- keras
这个图描述神经网络挺形象的
keras
搭建一个神经网络
增加各个层
compiling:compile
train:fit
predict:predict
evaluate loss:evaluate
sequence这里比较方便一点
以输入为2,输出层只有1为例
# Import the Sequential model and Dense layer
from keras.models import Sequential
from keras.layers import Dense
# Create a Sequential model
model = Sequential()
# Add an input layer and a hidden layer with 10 neurons
model.add(Dense(10, input_shape=(2,), activation="relu"))

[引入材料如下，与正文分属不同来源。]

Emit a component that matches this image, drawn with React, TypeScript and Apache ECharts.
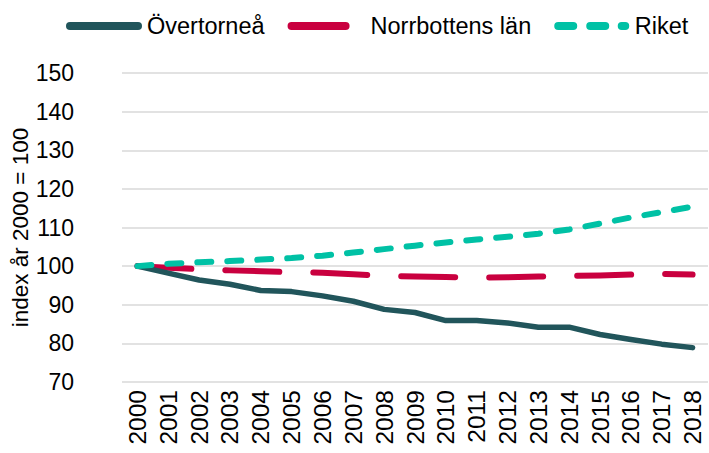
import React, { useEffect, useRef } from "react";
import * as echarts from "echarts";

const years = ["2000","2001","2002","2003","2004","2005","2006","2007","2008","2009","2010","2011","2012","2013","2014","2015","2016","2017","2018"];
const overtornea = [100, 98.2, 96.4, 95.3, 93.7, 93.4, 92.3, 90.9, 88.8, 88.0, 85.9, 85.9, 85.3, 84.2, 84.2, 82.3, 81.0, 79.8, 78.9];
const norrbotten = [100, 99.6, 99.2, 98.9, 98.7, 98.4, 98.3, 97.9, 97.5, 97.3, 97.2, 97.0, 97.1, 97.3, 97.5, 97.6, 97.8, 98.0, 97.8];
const riket = [100, 100.6, 101.0, 101.3, 101.7, 102.1, 102.7, 103.5, 104.4, 105.3, 106.1, 106.9, 107.6, 108.4, 109.5, 111.0, 112.6, 114.0, 115.4];
const seriesNames = ["Övertorneå", "Norrbottens län", "Riket"];
const axisName = "index år 2000 = 100";

const FONT = "'Liberation Sans', Arial, sans-serif";

const ICON_SOLID = "path://M4,0H72A4,4,0,0,1,72,8H4A4,4,0,0,1,4,0Z";
const ICON_LONG = "path://M4,0H58A4,4,0,0,1,58,8H4A4,4,0,0,1,4,0Z";
const ICON_DASH = "path://M4,0H19A4,4,0,0,1,19,8H4A4,4,0,0,1,4,0Z M36,0H51A4,4,0,0,1,51,8H36A4,4,0,0,1,36,0Z M67.5,0H71A4,4,0,0,1,71,8H67.5A4,4,0,0,1,67.5,0Z";

export default function App() {
  const ref = useRef<HTMLDivElement>(null);
  useEffect(() => {
    document.body.style.margin = "0";
    const chart = echarts.init(ref.current!, null, { renderer: "svg" });
    chart.setOption({
      animation: false,
      textStyle: { fontFamily: FONT },
      legend: {
        left: 61,
        top: 9,
        itemWidth: 76,
        itemHeight: 8,
        itemGap: 23,
        textStyle: { fontSize: 23.5, color: "#000", fontFamily: FONT },
        data: [
          { name: seriesNames[0], icon: ICON_SOLID },
          { name: seriesNames[1], icon: ICON_LONG, textStyle: { padding: [0, 5, 0, 9] } },
          { name: seriesNames[2], icon: ICON_DASH },
        ],
      },
      grid: { left: 122, right: 1, top: 73, bottom: 71, containLabel: false, outerBoundsMode: "none" },
      xAxis: {
        type: "category",
        data: years,
        boundaryGap: true,
        axisLine: { show: false },
        axisTick: { show: false },
        axisLabel: { rotate: 90, interval: 0, hideOverlap: false, fontSize: 24.5, color: "#000", margin: 8, fontFamily: FONT },
      },
      yAxis: {
        type: "value",
        min: 70,
        max: 150,
        interval: 10,
        name: axisName,
        nameLocation: "middle",
        nameGap: 90,
        nameMoveOverlap: false,
        nameTextStyle: { fontSize: 22.5, color: "#000", fontFamily: FONT },
        axisLine: { show: false },
        axisTick: { show: false },
        axisLabel: { fontSize: 23, color: "#000", margin: 48, fontFamily: FONT },
        splitLine: { lineStyle: { color: "#d9d9d9", width: 1.5 } },
      },
      series: [
        {
          name: seriesNames[0],
          type: "line",
          data: overtornea,
          symbol: "none",
          color: "#21555b",
          lineStyle: { width: 5.5, color: "#21555b", cap: "round", join: "round" },
          z: 3,
        },
        {
          name: seriesNames[1],
          type: "line",
          data: norrbotten,
          symbol: "none",
          color: "#c9003f",
          lineStyle: { width: 6, color: "#c9003f", type: [54, 34], cap: "round", join: "round" },
          z: 2,
        },
        {
          name: seriesNames[2],
          type: "line",
          data: riket,
          symbol: "none",
          color: "#00c1a5",
          lineStyle: { width: 6, color: "#00c1a5", type: [14, 16], cap: "round", join: "round" },
          z: 4,
        },
      ],
    });
    return () => chart.dispose();
  }, []);
  return <div ref={ref} style={{ width: 709, height: 453 }} />;
}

# Add a 1-neuron output layer
model.add(Dense(1))
# Summarise your model
model.summary()
一个比较完整的栗子
# Instantiate a Sequential model
model = Sequential()
# Add a Dense layer with 50 neurons and an input of 1 neuron
model.add(Dense(50, input_shape=(1,), activation='relu'))
# Add two Dense layers with 50 neurons and relu activation
model.add(Dense(50, activation='relu'))
model.add(Dense(50, activation='relu'))
# End your model with a Dense layer and no activation
model.add(Dense(1))
# Compile your model
model.compile(optimizer = 'adam', loss = 'mse')
print("Training started..., this can take a while:")
# Fit your model on your data for 30 epochs
model.fit(time_steps, y_positions, epochs = 30)
# Evaluate your model
print("Final lost value:",model.evaluate(time_steps, y_positions))
# Predict the twenty minutes orbit
twenty_min_orbit = model.predict(np.arange(-10, 11))
# Plot the twenty minute orbit
plot_orbit(twenty_min_orbit)
binary classification
那输出的dense层的激活函数是sigmoid就可以了
# Import the sequential model and dense layer
from keras.models import Sequential
from keras.layers import Dense
# Create a sequential model
model = Sequential()
# Add a dense layer
model.add(Dense(1, input_shape=(4,), activation='sigmoid'))
# Compile your model
model.compile(loss='binary_crossentropy', optimizer='sgd', metrics=['accuracy'])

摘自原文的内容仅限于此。